Located in Northern Minnesota along the north shore of Lake Superior, Baker predicts the Twin Metals Minnesota (TMM) complex (a joint venture with Chile’s Antofagasta plc) will become one of the world’s major mining districts over the next five to 10 years because of the massive potential tonnages and the types of ore to be found there.
“We have a huge opportunity just in the quantity of metal that’s available,” said Baker, who puts TMM on the same scale as some of the largest copper mines in South America. “It’s got some very distinct similarities to Sudbury and some very distinct differences.”
Duluth’s January 2013 NI 43-101 resource report indicates 13.6 billion pounds of copper, 4.4 billion pounds of nickel, 5.6 million ounces of platinum, 12.7 million ounces of palladium, and 3.1 million ounces of gold. It infers another 11.9 billion pounds of copper, 4.1 billion pounds of nickel and 12.8 million ounces of total precious metals.
The company has spent $200 million on the project to date, and Baker estimates that could rise to between $1.5 billion and $2 billion.
Duluth sees the project going forward as an underground operation with production of 40,000 to 50,000 tonnes of ore per day to start. The grades aren’t huge compared to Sudbury, Baker said, but the large scale of production, at a cost of $12 to $18 per tonne depending on the chosen techniques, should still make it a worthwhile venture.
“We’re looking at costs of mining that are a fraction of what we do in many of the camps of North America right now, simply because of the cost and continuity and the ability to build systems that are completely repeatable,” he said.
Located near the Mesabi Iron Range, which has hosted active iron mining since 1883, the TMM complex is situated near four ports, railroads, power plants, a paved highway, and two technical colleges focused on developing tradespeople for the mining industry.
So what’s in it for Northern Ontario?
With an estimated $600 to $700 million annual operating cost, most of it spent on supply buying, Baker suggested companies in Sudbury and across the North could use its mining expertise to leverage some supply and service contracts at TMM.
“That one project has the potential to generate hundreds of millions of dollars of supply purchases.

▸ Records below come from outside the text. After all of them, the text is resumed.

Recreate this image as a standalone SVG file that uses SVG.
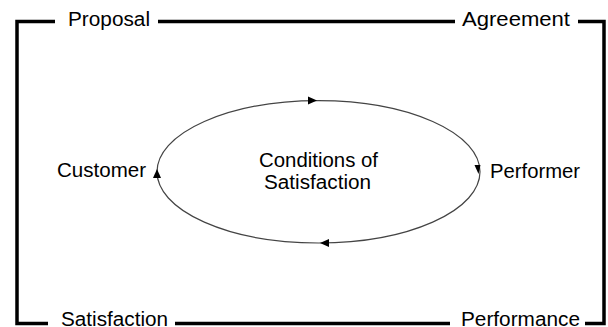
<svg xmlns="http://www.w3.org/2000/svg" width="608" height="327" viewBox="0 0 608 327">
<style>
  .t { font-family: "Liberation Sans", Arial, sans-serif; font-size: 20px; fill: #000; }
  .frame { fill: none; stroke: #000; stroke-width: 3.5; stroke-linecap: butt; }
  .cycle { fill: none; stroke: #444; stroke-width: 1.2; }
  .ah { fill: #000; stroke: none; }
</style>
<rect width="608" height="327" fill="#fff"/>
<g id="connectors">
  <polyline class="frame" points="55,21.5 17,21.5 17,323.5 48,323.5"/>
  <line class="frame" x1="158" y1="21.5" x2="455" y2="21.5"/>
  <polyline class="frame" points="578,21.5 604,21.5 604,323.5 585,323.5"/>
  <line class="frame" x1="175" y1="323.5" x2="450" y2="323.5"/>
  <ellipse class="cycle" cx="318.5" cy="171.8" rx="161.5" ry="71.2"/>
  <polygon class="ah" points="317,100.6 308,96.6 308,104.6"/>
  <polygon class="ah" points="320,243 329,239 329,247"/>
  <polygon class="ah" points="157,169 153,178 161,178"/>
  <polygon class="ah" points="478.5,174 474.5,165 480.5,165"/>
</g>
<g id="proposal"><text class="t" x="68" y="26" textLength="82" lengthAdjust="spacingAndGlyphs">Proposal</text></g>
<g id="agreement"><text class="t" x="462" y="26" textLength="108" lengthAdjust="spacingAndGlyphs">Agreement</text></g>
<g id="satisfaction"><text class="t" x="61" y="325.5" textLength="107" lengthAdjust="spacingAndGlyphs">Satisfaction</text></g>
<g id="performance"><text class="t" x="461" y="325.5" textLength="119" lengthAdjust="spacingAndGlyphs">Performance</text></g>
<g id="customer"><text class="t" x="57" y="177" textLength="89" lengthAdjust="spacingAndGlyphs">Customer</text></g>
<g id="performer"><text class="t" x="490" y="178" textLength="90" lengthAdjust="spacingAndGlyphs">Performer</text></g>
<g id="conditions">
  <text class="t" x="259" y="167" textLength="119" lengthAdjust="spacingAndGlyphs">Conditions of</text>
  <text class="t" x="264" y="189" textLength="107" lengthAdjust="spacingAndGlyphs">Satisfaction</text>
</g>
</svg>
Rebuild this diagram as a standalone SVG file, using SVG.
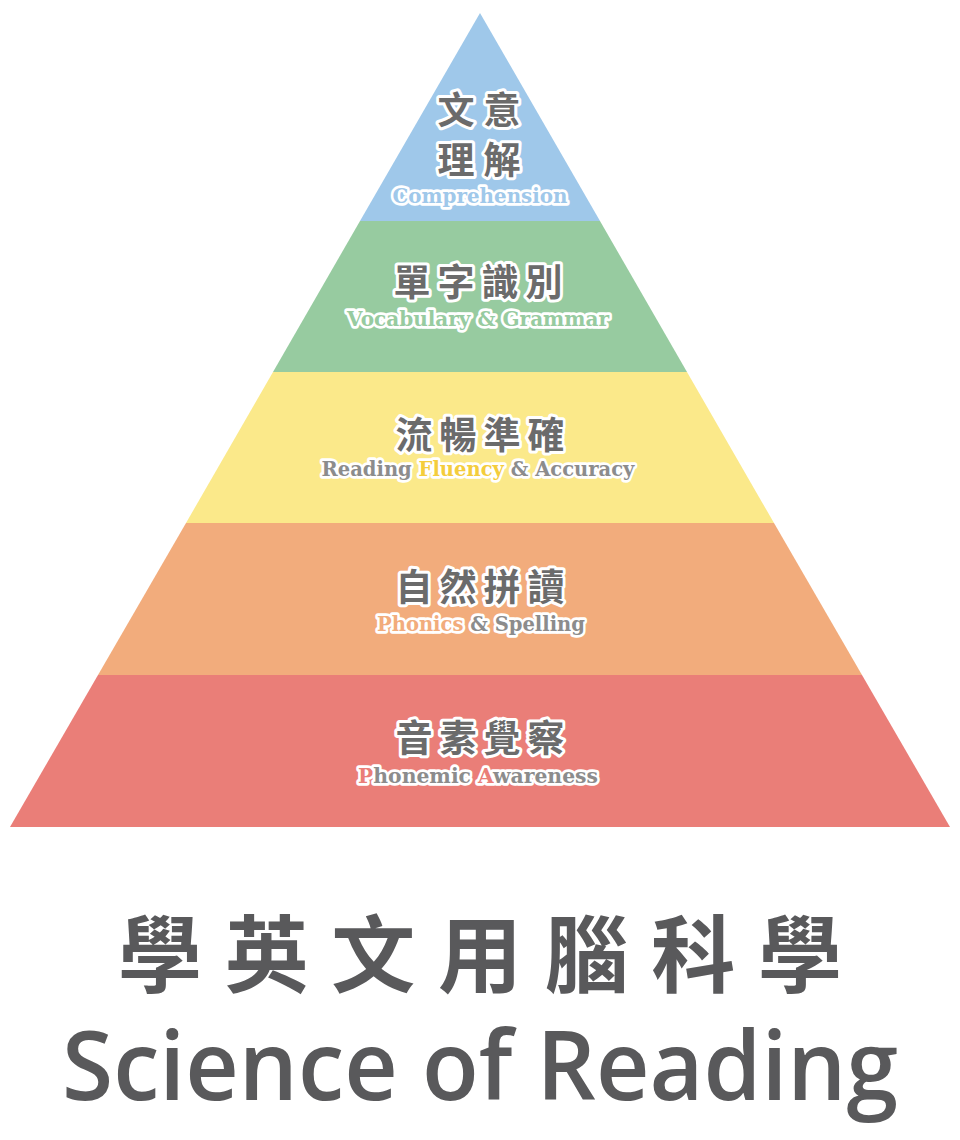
<svg xmlns="http://www.w3.org/2000/svg" width="960" height="1140" viewBox="0 0 960 1140">
<style>
.cjk{font-family:"Noto Sans CJK TC","Noto Sans CJK SC",sans-serif;font-weight:700;font-size:37px;fill:#6b6b6b;stroke:#fff;stroke-width:6px;stroke-linejoin:round;paint-order:stroke;text-anchor:middle;dominant-baseline:central}
.en{font-family:"DejaVu Serif","Liberation Serif",serif;font-weight:900;font-size:21px;fill:#8c8c8c;stroke:#fff;stroke-width:5.5px;stroke-linejoin:round;paint-order:stroke;text-anchor:middle}
.title{font-family:"Noto Sans CJK TC","Noto Sans CJK SC",sans-serif;font-weight:700;font-size:84px;fill:#59595b;text-anchor:middle;dominant-baseline:central}
.sub{font-family:"Open Sans","Noto Sans",sans-serif;font-weight:600;font-size:96px;fill:#59595b;text-anchor:middle}
</style>
<rect width="960" height="1140" fill="#fff"/>
<g id="layer-comprehension">
<polygon points="480,13 600,221 360,221" fill="#9fc8ea"/>
<text class="cjk" x="456 502" y="108">文意</text>
<text class="cjk" x="456 502" y="158">理解</text>
<text class="en" x="480" y="203" textLength="175" lengthAdjust="spacingAndGlyphs" style="fill:#9fc8ea">Comprehension</text>
</g>
<g id="layer-vocabulary">
<polygon points="360,221 600,221 687,372 273,372" fill="#97cba0"/>
<text class="cjk" x="412 456 500 544" y="280">單字識別</text>
<text class="en" x="478" y="326" textLength="262" lengthAdjust="spacingAndGlyphs" style="fill:#97cba0">Vocabulary &amp; Grammar</text>
</g>
<g id="layer-fluency">
<polygon points="273,372 687,372 774,523 186,523" fill="#fbe98a"/>
<text class="cjk" x="414 458 502 546" y="433">流暢準確</text>
<text class="en" x="478" y="476" textLength="313" lengthAdjust="spacingAndGlyphs">Reading <tspan style="fill:#f4cd3c">Fluency</tspan> &amp; Accuracy</text>
</g>
<g id="layer-phonics">
<polygon points="186,523 774,523 862,675 98,675" fill="#f2ac7c"/>
<text class="cjk" x="414 458 502 546" y="585">自然拼讀</text>
<text class="en" x="481" y="631" textLength="208" lengthAdjust="spacingAndGlyphs"><tspan style="fill:#f2ac7c">Phonics</tspan> &amp; Spelling</text>
</g>
<g id="layer-phonemic">
<polygon points="98,675 862,675 950,827 10,827" fill="#ea7e78"/>
<text class="cjk" x="414 458 502 546" y="736">音素覺察</text>
<text class="en" x="478" y="783" textLength="240" lengthAdjust="spacingAndGlyphs"><tspan style="fill:#ea7e78">P</tspan>honemic <tspan style="fill:#ea7e78">A</tspan>wareness</text>
</g>
<g id="connectors"></g>
<g id="title">
<text class="title" x="160 266.7 373.3 480 586.7 693.3 800" y="949">學英文用腦科學</text>
<text class="sub" x="480" y="1100" textLength="836" lengthAdjust="spacingAndGlyphs">Science of Reading</text>
</g>
</svg>
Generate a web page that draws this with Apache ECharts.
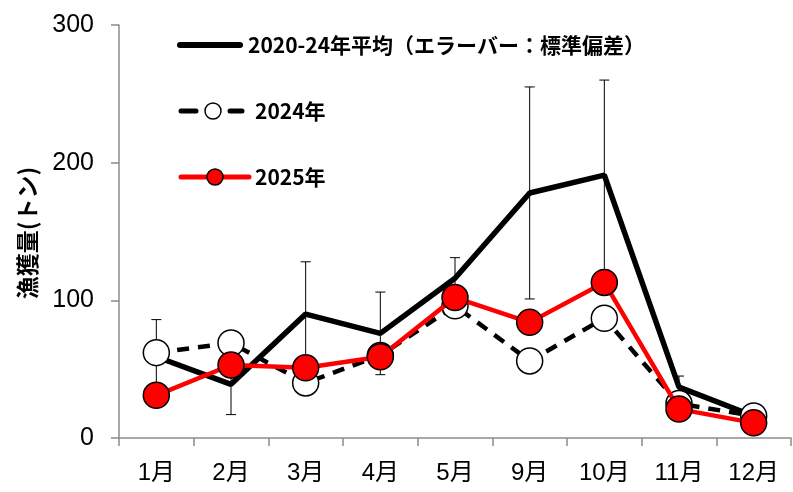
<!DOCTYPE html>
<html><head><meta charset="utf-8">
<script src="https://cdn.jsdelivr.net/npm/echarts@6/dist/echarts.min.js"></script>
<style>html,body{margin:0;padding:0;background:#fff}#c{width:793px;height:492px}</style>
</head><body><div id="c"></div>
<script>
const categories = ['1月','2月','3月','4月','5月','9月','10月','11月','12月'];
const avgValues = [59, 39, 90, 76, 116, 178, 191, 37, 16];
const avgSD = [27, 22, 38, 30, 15, 77, 69, 8, 3];
const y2024 = [62, 69, 40, 60, 96, 56, 87, 25, 16];
const y2025 = [31, 53, 51, 59, 102, 84, 113, 21, 11];
const yTicks = [0, 100, 200, 300];
const seriesNames = ['2020-24年平均（エラーバー：標準偏差）', '2024年', '2025年'];
const yAxisName = '漁獲量(トン)';

const errData = avgValues.map((v, i) => [i, v - avgSD[i], v + avgSD[i]]);
const chart = echarts.init(document.getElementById('c'));
const fontNum = 'Liberation Sans, Arial, Noto Sans CJK JP';
const legFont = 'bold 21px "Noto Sans CJK JP"';

function legendRow(y, textX, name, lineParts, circle) {
  const els = lineParts.map(p => ({
    type: 'line', shape: {x1: p[0], y1: y, x2: p[1], y2: y},
    style: {stroke: p[2], lineWidth: p[3], lineCap: 'round'}
  }));
  if (circle) els.push({type: 'circle', shape: {cx: circle[0], cy: y, r: 8},
    style: {fill: circle[1], stroke: '#000', lineWidth: 1.5}});
  els.push({type: 'text', x: textX, y: y,
    style: {text: name, font: legFont, fill: '#000', textVerticalAlign: 'middle', textAlign: 'left'}});
  return els;
}

const legendEls = [].concat(
  legendRow(45, 248, seriesNames[0], [[180, 240, '#000', 6]], null),
  legendRow(111, 255, seriesNames[1], [[181, 196, '#000', 5], [230, 242, '#000', 5]], [213, '#fff']),
  legendRow(177, 255, seriesNames[2], [[181, 249, '#ff0000', 5]], [215, '#ff0000'])
);

chart.setOption({
  animation: false,
  grid: {left: 119, right: 2, top: 25, bottom: 54},
  xAxis: {
    type: 'category', data: categories, boundaryGap: true,
    axisLine: {lineStyle: {color: '#8c8c8c', width: 1.5}},
    axisTick: {show: true, length: 8, lineStyle: {color: '#8c8c8c', width: 1.5}},
    axisLabel: {color: '#000', fontSize: 24, fontFamily: fontNum, margin: 23}
  },
  yAxis: {
    type: 'value', min: yTicks[0], max: yTicks[yTicks.length - 1], interval: 100,
    splitLine: {show: false},
    axisLine: {show: true, lineStyle: {color: '#8c8c8c', width: 1.5}},
    axisTick: {show: true, length: 8, lineStyle: {color: '#8c8c8c', width: 1.5}},
    axisLabel: {color: '#000', fontSize: 25, fontFamily: fontNum, margin: 25}
  },
  graphic: [{
    type: 'text', x: 27, y: 233, rotation: Math.PI / 2, z: 100,
    style: {text: yAxisName, font: 'bold 23px "Noto Sans CJK JP"', fill: '#000', textAlign: 'center', textVerticalAlign: 'middle'}
  }].concat(legendEls),
  series: [
    {
      type: 'custom', name: 'err', z: 1, silent: true,
      renderItem: function (params, api) {
        const x = api.coord([api.value(0), api.value(1)])[0];
        const lo = api.coord([api.value(0), api.value(1)])[1];
        const hi = api.coord([api.value(0), api.value(2)])[1];
        const cap = 5;
        const st = {stroke: '#000', lineWidth: 1};
        return {type: 'group', children: [
          {type: 'line', shape: {x1: x, y1: lo, x2: x, y2: hi}, style: st},
          {type: 'line', shape: {x1: x - cap, y1: hi, x2: x + cap, y2: hi}, style: st},
          {type: 'line', shape: {x1: x - cap, y1: lo, x2: x + cap, y2: lo}, style: st}
        ]};
      },
      encode: {x: 0, y: [1, 2]},
      data: errData
    },
    {
      type: 'line', name: seriesNames[0], data: avgValues, z: 2,
      symbol: 'none', lineStyle: {color: '#000', width: 5.5},
      itemStyle: {color: '#000'}
    },
    {
      type: 'line', name: seriesNames[1], data: y2024, z: 3,
      symbol: 'circle', symbolSize: 26,
      lineStyle: {color: '#000', width: 4.5, type: [12, 9]},
      itemStyle: {color: '#fff', borderColor: '#000', borderWidth: 1.5}
    },
    {
      type: 'line', name: seriesNames[2], data: y2025, z: 4,
      symbol: 'circle', symbolSize: 26,
      lineStyle: {color: '#ff0000', width: 4.5},
      itemStyle: {color: '#ff0000', borderColor: '#000', borderWidth: 1.5}
    }
  ]
});
</script></body></html>
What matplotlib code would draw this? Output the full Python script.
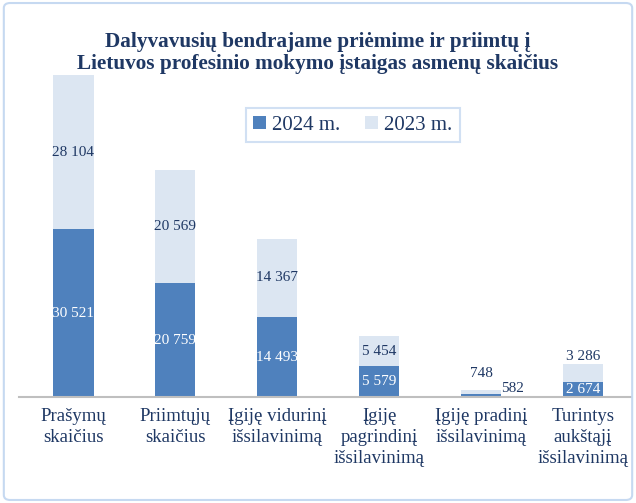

Obviously, that’s something that this group here can help with in the future,” Baker said.
“Especially since the focus where we’re looking at is predominantly underground operations, there’s a specialization here in Sudbury underground that has been tremendous, and you guys probably carry as much knowledge of underground mining and its needs as there is anywhere in the world right here within your group.”
Duluth is particularly keen to explore new technologies to maintain efficiencies, and Baker praised local companies like Rail-Veyor, as well as research being done on underground ventilation systems, for using innovation in their approaches to mining.
Baker said the company is also interested in finding a customer for its product in the North, noting that CN is the primary rail provider in northern Minnesota, and Duluth is eager to work with them.
“Looking at the transportation of concentrates, the single best outlet for us would be to ship it to Sudbury; putting it on CN and getting it here is probably the cheapest, most efficient option we would have for those concentrates,” Baker said. “Whether we would have a potential customer here is another question, but looking worldwide, that would be our favoured location to go to.”
By this time next year, the company hopes to have release a full NI 43-101 prefeasibility resource report, followed by two years of permitting before construction gets underway. Once development begins, Duluth is hoping to reach a target of five to six km per month of development drifting.
Baker believes that past mining in the area will help smooth the way for permitting, noting that six new mining projects have been permitted in the last 10 years. New legislation has been passed to speed up the EIS process, and there is strong bipartisan political support for mine development at the state and federal levels of government.
Baker said Duluth is also in the process of establishing a relationship with three small bands representing the Ojibwaes of northern Minnesota.